• [What to produce]: Look through the lines below and extract each one that contains "page".

** Begin Available data **

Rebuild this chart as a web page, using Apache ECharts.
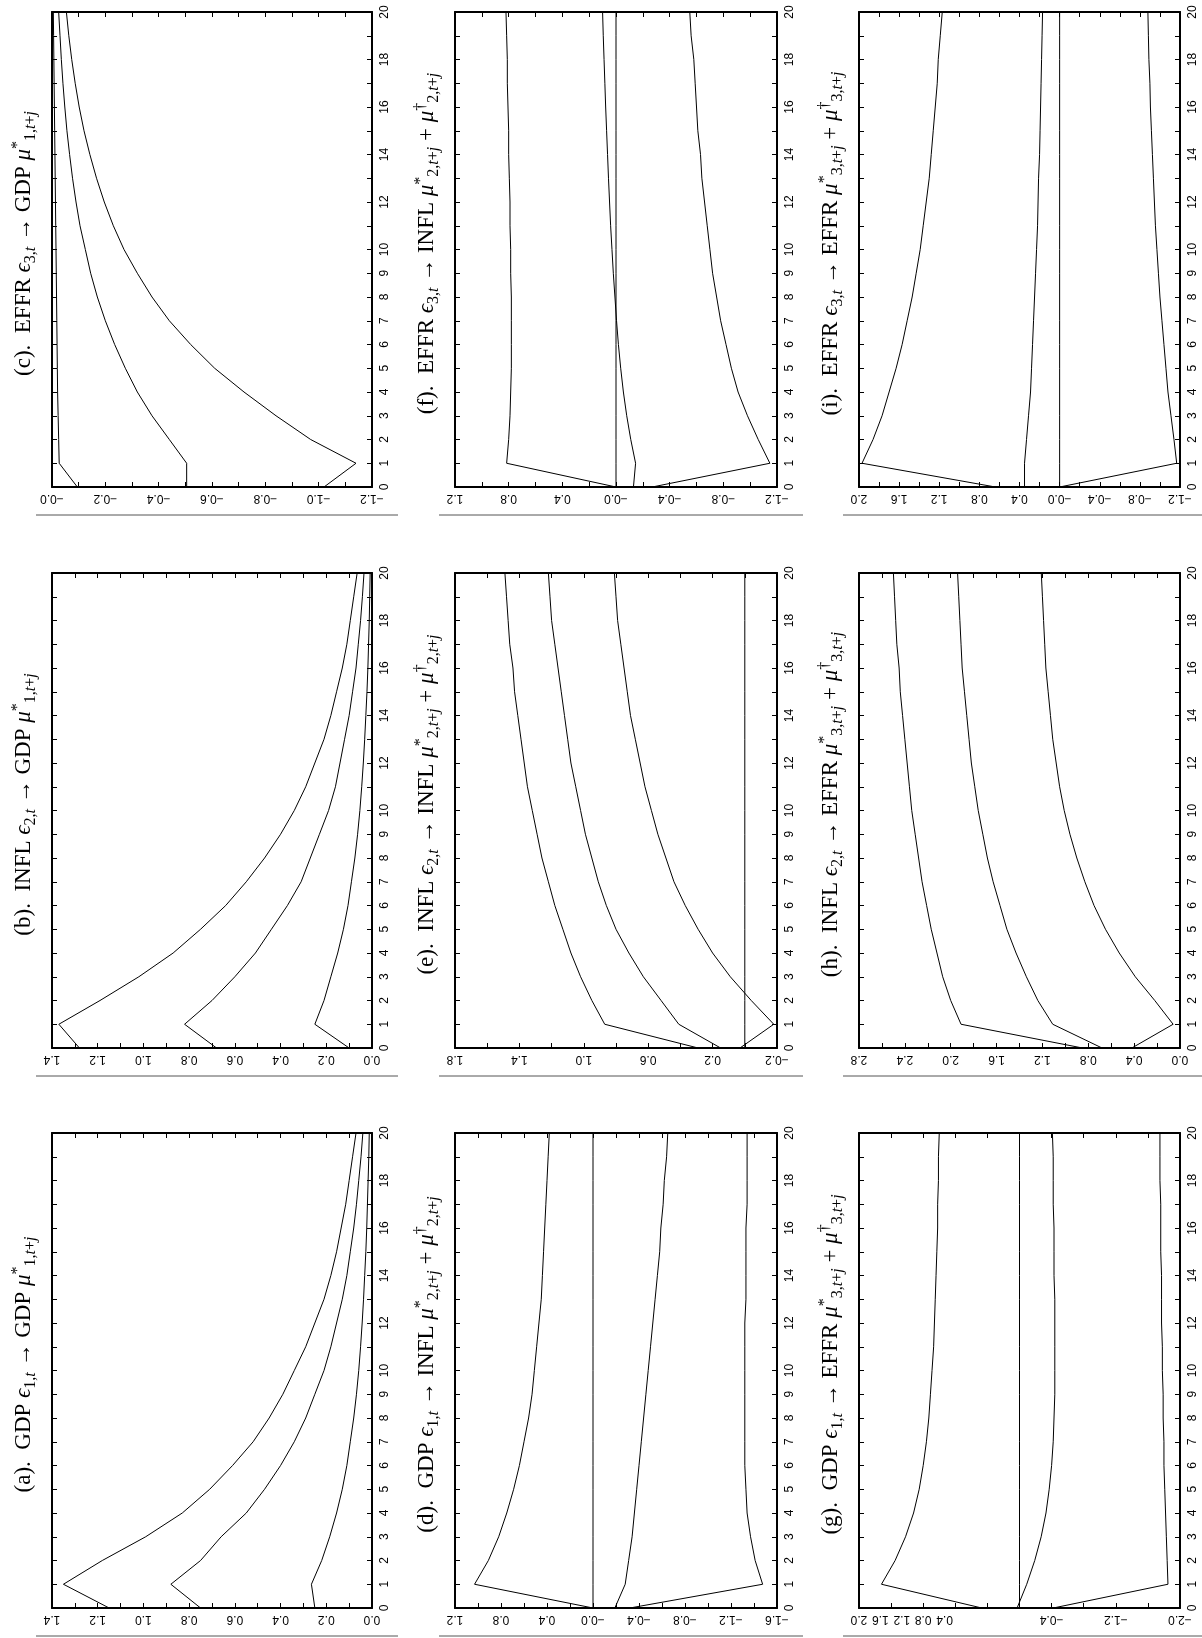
<!DOCTYPE html>
<html><head><meta charset="utf-8">
<script src="https://cdn.jsdelivr.net/npm/echarts@6/dist/echarts.min.js"></script>
<style>html,body{margin:0;padding:0;background:#fff}#c{width:1202px;height:1638px}</style>
</head><body><div id="c"></div>
<script>
// horizon j
const horizon = [0,1,2,3,4,5,6,7,8,9,10,11,12,13,14,15,16,17,18,19,20];
const horizonTickLabels = ['0','1','2','3','4','5','6','7','8','9','10','','12','','14','','16','','18','','20'];

// (a) GDP e1 -> GDP
const a_upper  = [1.15,1.35,1.18,0.99,0.83,0.71,0.61,0.52,0.45,0.39,0.34,0.29,0.25,0.21,0.18,0.155,0.135,0.115,0.10,0.085,0.07];
const a_middle = [0.75,0.88,0.75,0.66,0.55,0.47,0.40,0.34,0.29,0.25,0.21,0.18,0.155,0.13,0.11,0.095,0.08,0.068,0.058,0.048,0.04];
const a_lower  = [0.25,0.265,0.22,0.185,0.155,0.13,0.11,0.095,0.08,0.068,0.058,0.05,0.043,0.037,0.032,0.027,0.023,0.02,0.017,0.014,0.012];
// (b) INFL e2 -> GDP
const b_upper  = [1.28,1.37,1.19,1.02,0.87,0.75,0.64,0.55,0.47,0.40,0.34,0.29,0.25,0.21,0.18,0.155,0.13,0.11,0.095,0.08,0.065];
const b_middle = [0.68,0.82,0.70,0.60,0.51,0.44,0.37,0.31,0.27,0.23,0.19,0.16,0.14,0.12,0.10,0.085,0.07,0.06,0.05,0.042,0.035];
const b_lower  = [0.10,0.25,0.21,0.18,0.15,0.125,0.105,0.09,0.075,0.063,0.053,0.045,0.038,0.032,0.027,0.022,0.018,0.015,0.012,0.01,0.008];
// (c) EFFR e3 -> GDP
const c_upper  = [-0.095,-0.027,-0.025,-0.023,-0.021,-0.02,-0.019,-0.018,-0.017,-0.016,-0.015,-0.014,-0.013,-0.012,-0.011,-0.01,-0.009,-0.008,-0.007,-0.006,-0.005];
const c_middle = [-0.505,-0.505,-0.44,-0.375,-0.32,-0.275,-0.235,-0.2,-0.17,-0.145,-0.125,-0.105,-0.09,-0.077,-0.066,-0.056,-0.048,-0.041,-0.035,-0.03,-0.025];
const c_lower  = [-1.02,-1.14,-0.97,-0.84,-0.72,-0.61,-0.52,-0.44,-0.375,-0.32,-0.27,-0.23,-0.196,-0.167,-0.142,-0.12,-0.102,-0.087,-0.074,-0.063,-0.054];
// (d) GDP e1 -> INFL
const d_upper  = [0.0,1.03,0.91,0.82,0.75,0.69,0.64,0.60,0.56,0.53,0.51,0.49,0.47,0.45,0.44,0.43,0.42,0.41,0.40,0.39,0.38];
const d_zero   = [0,0,0,0,0,0,0,0,0,0,0,0,0,0,0,0,0,0,0,0,0];
const d_middle = [-0.19,-0.28,-0.31,-0.34,-0.36,-0.38,-0.40,-0.42,-0.44,-0.46,-0.48,-0.50,-0.52,-0.54,-0.56,-0.58,-0.59,-0.61,-0.62,-0.64,-0.65];
const d_lower  = [-0.32,-1.475,-1.41,-1.37,-1.34,-1.33,-1.32,-1.32,-1.32,-1.32,-1.32,-1.32,-1.32,-1.33,-1.33,-1.33,-1.33,-1.34,-1.34,-1.34,-1.34];
// (e) INFL e2 -> INFL
const e_upper  = [0.29,0.87,0.95,1.02,1.08,1.13,1.18,1.22,1.26,1.29,1.32,1.35,1.37,1.39,1.41,1.43,1.44,1.46,1.47,1.48,1.49];
const e_middle = [0.15,0.41,0.52,0.63,0.72,0.80,0.86,0.91,0.95,0.99,1.02,1.05,1.08,1.10,1.12,1.14,1.16,1.18,1.20,1.21,1.22];
const e_lower  = [0.03,-0.18,-0.04,0.09,0.20,0.29,0.37,0.44,0.49,0.54,0.58,0.62,0.65,0.68,0.71,0.73,0.75,0.77,0.79,0.80,0.81];
const e_zero   = [0,0,0,0,0,0,0,0,0,0,0,0,0,0,0,0,0,0,0,0,0];
// (f) EFFR e3 -> INFL
const f_upper  = [0.0,0.815,0.80,0.79,0.785,0.78,0.78,0.78,0.78,0.785,0.785,0.79,0.79,0.795,0.80,0.80,0.805,0.81,0.81,0.815,0.82];
const f_zero   = [0,0,0,0,0,0,0,0,0,0,0,0,0,0,0,0,0,0,0,0,0];
const f_middle = [-0.13,-0.146,-0.11,-0.08,-0.055,-0.035,-0.018,-0.004,0.008,0.02,0.03,0.04,0.048,0.056,0.063,0.07,0.077,0.083,0.089,0.095,0.10];
const f_lower  = [-0.27,-1.147,-1.06,-0.98,-0.91,-0.86,-0.82,-0.78,-0.75,-0.72,-0.70,-0.68,-0.66,-0.64,-0.63,-0.61,-0.60,-0.59,-0.58,-0.56,-0.55];
// (g) GDP e1 -> EFFR
const g_upper  = [0.47,1.72,1.55,1.42,1.32,1.25,1.20,1.16,1.13,1.11,1.09,1.07,1.06,1.05,1.04,1.03,1.02,1.02,1.01,1.01,1.00];
const g_zero   = [0,0,0,0,0,0,0,0,0,0,0,0,0,0,0,0,0,0,0,0,0];
const g_middle = [0.03,-0.09,-0.19,-0.27,-0.33,-0.37,-0.40,-0.42,-0.43,-0.44,-0.44,-0.44,-0.44,-0.44,-0.43,-0.43,-0.43,-0.42,-0.42,-0.42,-0.41];
const g_lower  = [-0.42,-1.85,-1.84,-1.83,-1.82,-1.81,-1.80,-1.80,-1.79,-1.79,-1.78,-1.78,-1.77,-1.77,-1.77,-1.76,-1.76,-1.76,-1.75,-1.75,-1.75];
// (h) INFL e2 -> EFFR
const h_upper  = [0.85,1.91,2.00,2.07,2.12,2.17,2.21,2.25,2.28,2.31,2.34,2.36,2.38,2.40,2.42,2.44,2.45,2.47,2.48,2.49,2.50];
const h_middle = [0.68,1.11,1.24,1.34,1.43,1.51,1.57,1.63,1.68,1.72,1.76,1.79,1.82,1.84,1.86,1.88,1.90,1.91,1.92,1.93,1.94];
const h_lower  = [0.42,0.06,0.22,0.39,0.53,0.65,0.75,0.83,0.90,0.96,1.01,1.05,1.08,1.11,1.13,1.15,1.17,1.18,1.19,1.20,1.21];
// (i) EFFR e3 -> EFFR
const i_upper  = [0.64,1.97,1.86,1.77,1.70,1.63,1.57,1.52,1.47,1.43,1.39,1.36,1.33,1.30,1.28,1.26,1.24,1.22,1.21,1.19,1.17];
const i_middle = [0.35,0.35,0.33,0.31,0.29,0.28,0.27,0.26,0.25,0.24,0.23,0.22,0.215,0.21,0.20,0.195,0.19,0.185,0.18,0.175,0.17];
const i_zero   = [0,0,0,0,0,0,0,0,0,0,0,0,0,0,0,0,0,0,0,0,0];
const i_lower  = [0.0,-1.167,-1.14,-1.11,-1.08,-1.06,-1.04,-1.02,-1.00,-0.985,-0.97,-0.955,-0.945,-0.935,-0.925,-0.915,-0.905,-0.90,-0.89,-0.885,-0.88];

// axis ranges [min, max, label interval, zero label]
const a_axis = [0.0, 1.4, 0.2, '0.0'];
const b_axis = [0.0, 1.4, 0.2, '0.0'];
const c_axis = [-1.2, 0.0, 0.2, '−0.0'];
const d_axis = [-1.6, 1.2, 0.4, '−0.0'];
const e_axis = [-0.2, 1.8, 0.4, '0.0'];
const f_axis = [-1.2, 1.2, 0.4, '−0.0'];
const g_axis = [-2.0, 2.0, 0.8, '0.0'];
const h_axis = [0.0, 2.8, 0.4, '0.0'];
const i_axis = [-1.2, 2.0, 0.4, '−0.0'];
// panel (g) prints its positive tick labels on a compressed secondary scale
const g_posLabels = ['2.0','1.6','1.2','0.8','0.4'];
const g_posScale = [-4.0, 2.0, 0.4];

// titles: [letter, shock var, shock idx, response var, response idx, has dagger term]
const titleParts = {
  a: ['a','GDP','1','GDP','1',false], b: ['b','INFL','2','GDP','1',false], c: ['c','EFFR','3','GDP','1',false],
  d: ['d','GDP','1','INFL','2',true], e: ['e','INFL','2','INFL','2',true], f: ['f','EFFR','3','INFL','2',true],
  g: ['g','GDP','1','EFFR','3',true], h: ['h','INFL','2','EFFR','3',true], i: ['i','EFFR','3','EFFR','3',true]
};

const panels = [
  {k:'a', row:2, col:0, axis:a_axis, lines:[a_upper,a_middle,a_lower]},
  {k:'b', row:1, col:0, axis:b_axis, lines:[b_upper,b_middle,b_lower]},
  {k:'c', row:0, col:0, axis:c_axis, lines:[c_upper,c_middle,c_lower]},
  {k:'d', row:2, col:1, axis:d_axis, lines:[d_upper,d_zero,d_middle,d_lower]},
  {k:'e', row:1, col:1, axis:e_axis, lines:[e_upper,e_middle,e_lower,e_zero]},
  {k:'f', row:0, col:1, axis:f_axis, lines:[f_upper,f_zero,f_middle,f_lower]},
  {k:'g', row:2, col:2, axis:g_axis, lines:[g_upper,g_zero,g_middle,g_lower], negOnly:true},
  {k:'h', row:1, col:2, axis:h_axis, lines:[h_upper,h_middle,h_lower]},
  {k:'i', row:0, col:2, axis:i_axis, lines:[i_upper,i_middle,i_zero,i_lower]}
];

// layout (screen, rotated page)
const colLeft = [52, 455, 859], colWidth = [320, 322, 321];
const rowTop = [12, 573, 1133], rowHeight = 475;

function fmtVal(v, zeroText) {
  if (Math.abs(v) < 1e-9) return zeroText;
  return (v < 0 ? '−' : '') + Math.abs(v).toFixed(1);
}
function titleText(p) {
  const [l, sv, si, rv, ri, dag] = p;
  let s = `{n|(${l}).  ${sv} }{it|ϵ}{sub|${si},}{subi|t}{n| → ${rv} }{it|μ}{sup|*}{sub|${ri},}{subi|t}{sub|+}{subi|j}`;
  if (dag) s += `{n| + }{it|μ}{sup|†}{sub|${ri},}{subi|t}{sub|+}{subi|j}`;
  return s;
}

const grids = [], xAxes = [], yAxes = [], series = [], graphics = [];
const black = '#000';
const serif = 'Liberation Serif';
const labelFont = {fontSize: 12, fontFamily: 'Liberation Sans', color: black};
panels.forEach((p, idx) => {
  const left = colLeft[p.col], top = rowTop[p.row], w = colWidth[p.col], h = rowHeight;
  grids.push({left, top, width: w, height: h});
  const [vmin, vmax, vint, zt] = p.axis;
  const valAxisBase = {
    type: 'value', gridIndex: idx, min: vmin, max: vmax, interval: vint, inverse: true,
    axisLine: {show: true, onZero: false, lineStyle: {color: black, width: 2}},
    axisTick: {show: true, inside: true, length: 5, lineStyle: {color: black, width: 1}},
    minorTick: {show: true, splitNumber: 2, length: 5, lineStyle: {color: black, width: 1}},
    splitLine: {show: false}, minorSplitLine: {show: false}
  };
  const xMain = xAxes.length;
  xAxes.push(Object.assign({}, valAxisBase, {
    position: 'bottom',
    axisLabel: Object.assign({show: true, rotate: 180, margin: 5, showMinLabel: true, showMaxLabel: true,
      formatter: v => (p.negOnly && v > 1e-9) ? '' : fmtVal(v, zt)}, labelFont)
  }));
  xAxes.push(Object.assign({}, valAxisBase, {position: 'top', axisLabel: {show: false}}));
  if (p.negOnly) {
    xAxes.push({
      type: 'value', gridIndex: idx, min: g_posScale[0], max: g_posScale[1], interval: g_posScale[2], inverse: true,
      position: 'bottom', axisLine: {show: false}, axisTick: {show: false}, splitLine: {show: false},
      axisLabel: Object.assign({show: true, rotate: 180, margin: 5, showMinLabel: true, showMaxLabel: true,
        formatter: v => { const s = fmtVal(v, '0.0'); return g_posLabels.indexOf(s) >= 0 ? s : ''; }}, labelFont)
    });
  }
  const hAxisBase = {
    type: 'value', gridIndex: idx, min: 0, max: 20, interval: 1,
    axisLine: {show: true, onZero: false, lineStyle: {color: black, width: 2}},
    axisTick: {show: true, inside: true, length: 5, lineStyle: {color: black, width: 1}},
    splitLine: {show: false}
  };
  const yMain = yAxes.length;
  yAxes.push(Object.assign({}, hAxisBase, {
    position: 'right',
    axisLabel: Object.assign({show: true, rotate: 90, margin: 7, showMinLabel: true, showMaxLabel: true,
      formatter: v => horizonTickLabels[horizon.indexOf(Math.round(v))] || ''}, labelFont)
  }));
  yAxes.push(Object.assign({}, hAxisBase, {position: 'left', axisLabel: {show: false}}));
  p.lines.forEach(vals => {
    series.push({
      type: 'line', xAxisIndex: xMain, yAxisIndex: yMain, silent: true, animation: false,
      symbol: 'none', lineStyle: {color: black, width: 1},
      data: horizon.map((j, k) => [vals[k], j])
    });
  });
  // title (rotated)
  graphics.push({
    type: 'text', x: left - 28, y: top + h / 2 - 6, rotation: Math.PI / 2, silent: true,
    style: {
      text: titleText(titleParts[p.k]), align: 'center', verticalAlign: 'middle', fill: black,
      fontFamily: serif, fontSize: 23,
      rich: {
        n: {fontFamily: serif, fontSize: 23, lineHeight: 29, fill: black},
        it: {fontFamily: serif, fontSize: 23, lineHeight: 29, fontStyle: 'italic', fill: black},
        sub: {fontFamily: serif, fontSize: 16, lineHeight: 16, verticalAlign: 'bottom', fill: black},
        subi: {fontFamily: serif, fontSize: 16, lineHeight: 16, verticalAlign: 'bottom', fontStyle: 'italic', fill: black},
        sup: {fontFamily: serif, fontSize: 16, lineHeight: 16, verticalAlign: 'top', fill: black}
      }
    }
  });
  // separator rule under each panel
  graphics.push({
    type: 'line', silent: true,
    shape: {x1: left - 16, y1: top + h + 28, x2: Math.min(left + w + 26, 1202), y2: top + h + 28},
    style: {stroke: '#555', lineWidth: 1}
  });
});

const chart = echarts.init(document.getElementById('c'), null, {renderer: 'canvas'});
chart.setOption({
  animation: false,
  backgroundColor: '#fff',
  grid: grids, xAxis: xAxes, yAxis: yAxes, series: series, graphic: graphics
});
</script></body></html>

** End Available data **

• [Answer]:
Rebuild this chart as a web page, using Apache ECharts.
// layout (screen, rotated page)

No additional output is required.